▶ Data section:
- - - - - - -

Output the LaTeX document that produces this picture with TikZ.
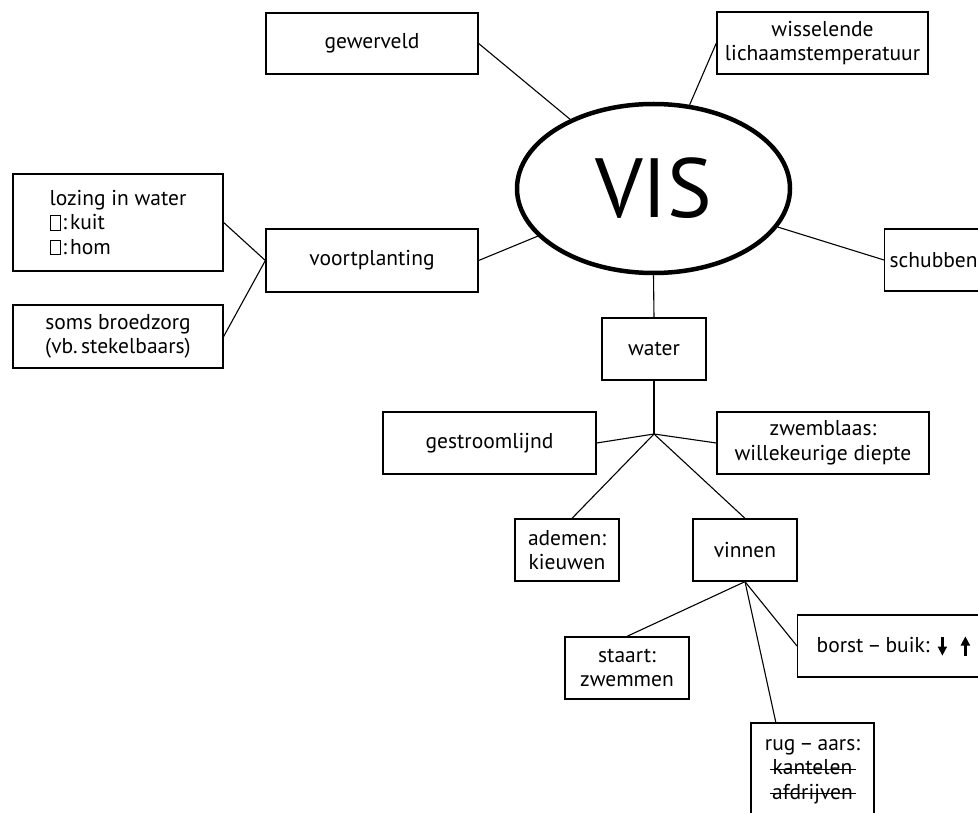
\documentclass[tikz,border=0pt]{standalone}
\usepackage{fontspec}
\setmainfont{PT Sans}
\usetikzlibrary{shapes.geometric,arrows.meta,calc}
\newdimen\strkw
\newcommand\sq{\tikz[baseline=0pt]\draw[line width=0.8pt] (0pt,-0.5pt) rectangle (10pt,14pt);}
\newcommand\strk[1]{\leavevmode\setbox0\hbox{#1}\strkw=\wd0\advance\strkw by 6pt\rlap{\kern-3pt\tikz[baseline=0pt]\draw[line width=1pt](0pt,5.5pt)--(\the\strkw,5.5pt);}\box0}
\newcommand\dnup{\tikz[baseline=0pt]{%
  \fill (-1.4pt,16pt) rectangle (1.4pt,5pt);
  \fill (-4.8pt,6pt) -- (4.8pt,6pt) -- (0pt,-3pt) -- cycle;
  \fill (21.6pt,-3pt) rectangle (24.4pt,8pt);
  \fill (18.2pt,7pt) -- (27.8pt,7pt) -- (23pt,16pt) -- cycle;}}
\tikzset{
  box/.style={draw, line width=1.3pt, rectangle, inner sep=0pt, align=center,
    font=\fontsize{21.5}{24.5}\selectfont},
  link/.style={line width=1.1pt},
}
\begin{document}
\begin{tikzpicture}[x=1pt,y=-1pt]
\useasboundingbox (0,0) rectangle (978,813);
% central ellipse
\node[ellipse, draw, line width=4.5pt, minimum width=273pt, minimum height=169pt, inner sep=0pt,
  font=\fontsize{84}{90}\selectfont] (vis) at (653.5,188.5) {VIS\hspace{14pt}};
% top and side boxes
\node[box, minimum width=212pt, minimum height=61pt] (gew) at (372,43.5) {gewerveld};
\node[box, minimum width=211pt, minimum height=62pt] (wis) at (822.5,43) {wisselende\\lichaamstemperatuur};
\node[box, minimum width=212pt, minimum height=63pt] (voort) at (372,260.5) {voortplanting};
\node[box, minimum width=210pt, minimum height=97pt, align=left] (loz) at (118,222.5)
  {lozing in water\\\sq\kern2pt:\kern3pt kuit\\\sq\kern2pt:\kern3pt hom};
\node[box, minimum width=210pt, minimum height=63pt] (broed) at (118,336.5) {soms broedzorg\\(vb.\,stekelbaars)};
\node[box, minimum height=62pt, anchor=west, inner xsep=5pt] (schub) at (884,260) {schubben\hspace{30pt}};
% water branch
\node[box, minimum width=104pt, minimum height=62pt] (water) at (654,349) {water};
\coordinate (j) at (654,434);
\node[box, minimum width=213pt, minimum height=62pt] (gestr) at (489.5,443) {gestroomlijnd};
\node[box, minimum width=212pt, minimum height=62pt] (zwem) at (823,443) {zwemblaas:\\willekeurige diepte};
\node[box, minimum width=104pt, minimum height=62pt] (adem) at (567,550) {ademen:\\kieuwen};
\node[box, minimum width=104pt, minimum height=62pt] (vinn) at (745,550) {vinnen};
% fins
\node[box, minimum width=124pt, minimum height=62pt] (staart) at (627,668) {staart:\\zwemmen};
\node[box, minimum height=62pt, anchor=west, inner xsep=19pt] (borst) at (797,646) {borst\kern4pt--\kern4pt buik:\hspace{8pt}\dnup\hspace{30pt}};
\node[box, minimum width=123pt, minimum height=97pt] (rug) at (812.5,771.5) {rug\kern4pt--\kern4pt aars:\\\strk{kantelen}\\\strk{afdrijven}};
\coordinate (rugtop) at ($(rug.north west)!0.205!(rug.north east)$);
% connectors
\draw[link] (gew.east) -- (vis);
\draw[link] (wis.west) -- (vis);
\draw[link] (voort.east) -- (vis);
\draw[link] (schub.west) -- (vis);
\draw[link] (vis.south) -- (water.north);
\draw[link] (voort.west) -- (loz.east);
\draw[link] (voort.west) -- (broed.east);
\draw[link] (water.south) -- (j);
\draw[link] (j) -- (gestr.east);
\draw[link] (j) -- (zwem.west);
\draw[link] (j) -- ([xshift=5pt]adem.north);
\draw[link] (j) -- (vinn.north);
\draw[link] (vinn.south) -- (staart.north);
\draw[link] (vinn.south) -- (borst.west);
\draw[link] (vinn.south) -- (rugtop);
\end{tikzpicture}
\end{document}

- - - - - - -

▶ Short exercise: Transcribe the listing in full. Omit the pictures and keep every line exact.

▶ Answer:
Output the LaTeX document that produces this picture with TikZ.
\documentclass[tikz,border=0pt]{standalone}
\usepackage{fontspec}
\setmainfont{PT Sans}
\usetikzlibrary{shapes.geometric,arrows.meta,calc}
\newdimen\strkw
\newcommand\sq{\tikz[baseline=0pt]\draw[line width=0.8pt] (0pt,-0.5pt) rectangle (10pt,14pt);}
\newcommand\strk[1]{\leavevmode\setbox0\hbox{#1}\strkw=\wd0\advance\strkw by 6pt\rlap{\kern-3pt\tikz[baseline=0pt]\draw[line width=1pt](0pt,5.5pt)--(\the\strkw,5.5pt);}\box0}
\newcommand\dnup{\tikz[baseline=0pt]{%
  \fill (-1.4pt,16pt) rectangle (1.4pt,5pt);
  \fill (-4.8pt,6pt) -- (4.8pt,6pt) -- (0pt,-3pt) -- cycle;
  \fill (21.6pt,-3pt) rectangle (24.4pt,8pt);
  \fill (18.2pt,7pt) -- (27.8pt,7pt) -- (23pt,16pt) -- cycle;}}
\tikzset{
  box/.style={draw, line width=1.3pt, rectangle, inner sep=0pt, align=center,
    font=\fontsize{21.5}{24.5}\selectfont},
  link/.style={line width=1.1pt},
}
\begin{document}
\begin{tikzpicture}[x=1pt,y=-1pt]
\useasboundingbox (0,0) rectangle (978,813);
% central ellipse
\node[ellipse, draw, line width=4.5pt, minimum width=273pt, minimum height=169pt, inner sep=0pt,
  font=\fontsize{84}{90}\selectfont] (vis) at (653.5,188.5) {VIS\hspace{14pt}};
% top and side boxes
\node[box, minimum width=212pt, minimum height=61pt] (gew) at (372,43.5) {gewerveld};
\node[box, minimum width=211pt, minimum height=62pt] (wis) at (822.5,43) {wisselende\\lichaamstemperatuur};
\node[box, minimum width=212pt, minimum height=63pt] (voort) at (372,260.5) {voortplanting};
\node[box, minimum width=210pt, minimum height=97pt, align=left] (loz) at (118,222.5)
  {lozing in water\\\sq\kern2pt:\kern3pt kuit\\\sq\kern2pt:\kern3pt hom};
\node[box, minimum width=210pt, minimum height=63pt] (broed) at (118,336.5) {soms broedzorg\\(vb.\,stekelbaars)};
\node[box, minimum height=62pt, anchor=west, inner xsep=5pt] (schub) at (884,260) {schubben\hspace{30pt}};
% water branch
\node[box, minimum width=104pt, minimum height=62pt] (water) at (654,349) {water};
\coordinate (j) at (654,434);
\node[box, minimum width=213pt, minimum height=62pt] (gestr) at (489.5,443) {gestroomlijnd};
\node[box, minimum width=212pt, minimum height=62pt] (zwem) at (823,443) {zwemblaas:\\willekeurige diepte};
\node[box, minimum width=104pt, minimum height=62pt] (adem) at (567,550) {ademen:\\kieuwen};
\node[box, minimum width=104pt, minimum height=62pt] (vinn) at (745,550) {vinnen};
% fins
\node[box, minimum width=124pt, minimum height=62pt] (staart) at (627,668) {staart:\\zwemmen};
\node[box, minimum height=62pt, anchor=west, inner xsep=19pt] (borst) at (797,646) {borst\kern4pt--\kern4pt buik:\hspace{8pt}\dnup\hspace{30pt}};
\node[box, minimum width=123pt, minimum height=97pt] (rug) at (812.5,771.5) {rug\kern4pt--\kern4pt aars:\\\strk{kantelen}\\\strk{afdrijven}};
\coordinate (rugtop) at ($(rug.north west)!0.205!(rug.north east)$);
% connectors
\draw[link] (gew.east) -- (vis);
\draw[link] (wis.west) -- (vis);
\draw[link] (voort.east) -- (vis);
\draw[link] (schub.west) -- (vis);
\draw[link] (vis.south) -- (water.north);
\draw[link] (voort.west) -- (loz.east);
\draw[link] (voort.west) -- (broed.east);
\draw[link] (water.south) -- (j);
\draw[link] (j) -- (gestr.east);
\draw[link] (j) -- (zwem.west);
\draw[link] (j) -- ([xshift=5pt]adem.north);
\draw[link] (j) -- (vinn.north);
\draw[link] (vinn.south) -- (staart.north);
\draw[link] (vinn.south) -- (borst.west);
\draw[link] (vinn.south) -- (rugtop);
\end{tikzpicture}
\end{document}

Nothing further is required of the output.